MPCSAN: Multi-Head Parallel Channel-Spatial Attention Network for Facial Expression Recognition in the Wild
Weijun Gong,Yurong Qian,Yingying Fan
DOI: https://doi.org/10.1007/s00521-022-08040-4
2022-01-01
Neural Computing and Applications
Abstract:Facial expression recognition (FER) in the wild is an exceedingly challenging task in computer vision due to subtle differences, poses, occlusions, label bias, and other uncontrollable factors. CNN-based deep learning networks are susceptible to the above factors, resulting in the inability to obtain highly discriminative features on the key regions of expressions, and most methods of learning in a single feature space may not fully capture the core regions of interest. These will directly affect the solution to the problem of intra-class variability and inter-class similarity of expressions, which ultimately affects the recognition performance.
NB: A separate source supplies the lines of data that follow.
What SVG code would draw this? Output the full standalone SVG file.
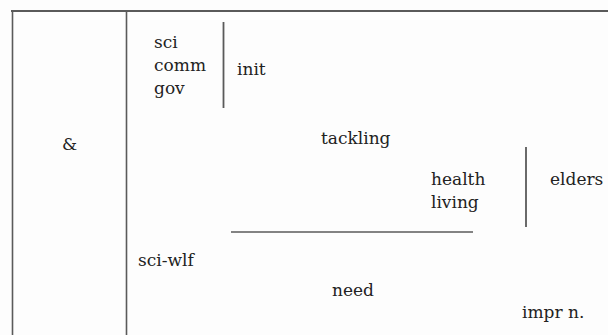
<svg xmlns="http://www.w3.org/2000/svg" width="608" height="335" viewBox="0 0 608 335">
<style>
.ln{stroke:#5a5a5a;fill:none}
</style>
<rect width="608" height="335" fill="#fdfdfd"/>
<g id="frame">
<line class="ln" x1="11" y1="11" x2="608" y2="11" stroke-width="2"/>
<line class="ln" x1="12.5" y1="10" x2="12.5" y2="335" stroke-width="1.6"/>
<line class="ln" x1="126.5" y1="10" x2="126.5" y2="335" stroke-width="1.6"/>
</g>
<g id="connectors">
<line class="ln" x1="223.5" y1="22" x2="223.5" y2="108" stroke-width="1.8"/>
<line class="ln" x1="526" y1="147" x2="526" y2="227" stroke-width="1.8"/>
<line class="ln" x1="231" y1="232" x2="473" y2="232" stroke-width="1.6"/>
</g>
<g font-family="'DejaVu Serif', serif" font-size="17" fill="#222">
<g id="amp"><text x="62" y="150">&amp;</text></g>
<g id="group1"><text x="154" y="48">sci</text><text x="154" y="71">comm</text><text x="154" y="94">gov</text></g>
<g id="init"><text x="237" y="75">init</text></g>
<g id="tackling"><text x="321" y="144">tackling</text></g>
<g id="health"><text x="431" y="185">health</text><text x="431" y="208">living</text></g>
<g id="elders"><text x="550" y="185">elders</text></g>
<g id="sciwlf"><text x="138" y="266">sci-wlf</text></g>
<g id="need"><text x="332" y="296">need</text></g>
<g id="impr"><text x="522" y="318">impr n.</text></g>
</g>
</svg>
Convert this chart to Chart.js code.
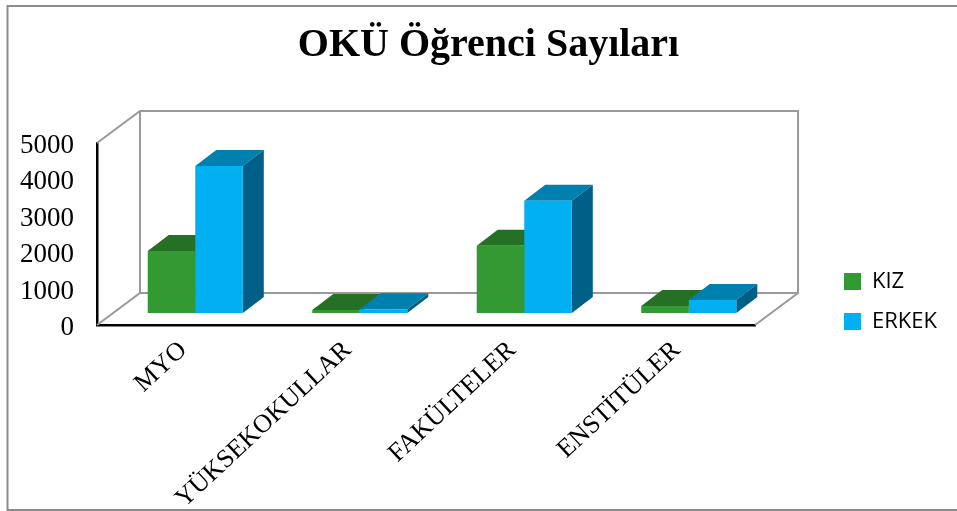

Therefore, we propose an effective multi-head parallel channel-spatial attention network (MPCSAN) for FER in the wild, which consists of a feature aggregation network (FAN), a multi-head parallel attention network (MPAN), and an expression forecasting network (EFN). First, the lightweight FAN network extracts basic expression features while optimizing intra-class and inter-class distribution. Then, MPAN forms a multi-attention subspace by a multi-head parallel channel-space attention fusion design and focuses on more accurate and comprehensive expression regions of interest by minimizing duplicate attention during subspace fusion. Finally, EFN performs the final expression classification under the optimization of label softening, which further improves the robustness problem caused by label bias. Our proposed method is evaluated on the three most widely used wild expression datasets (RAF-DB, FERPlus, and AffectNet). The extensive experimental results demonstrate that our method outperforms several current state-of-the-art methods, achieving accuracies of 90.16% on RAF-DB, 89.91% on FERPlus, and 61.58% on AffectNet, respectively. Occlusion and pose variation datasets evaluation and cross-dataset assessment further demonstrate the good comprehensive performance of our method.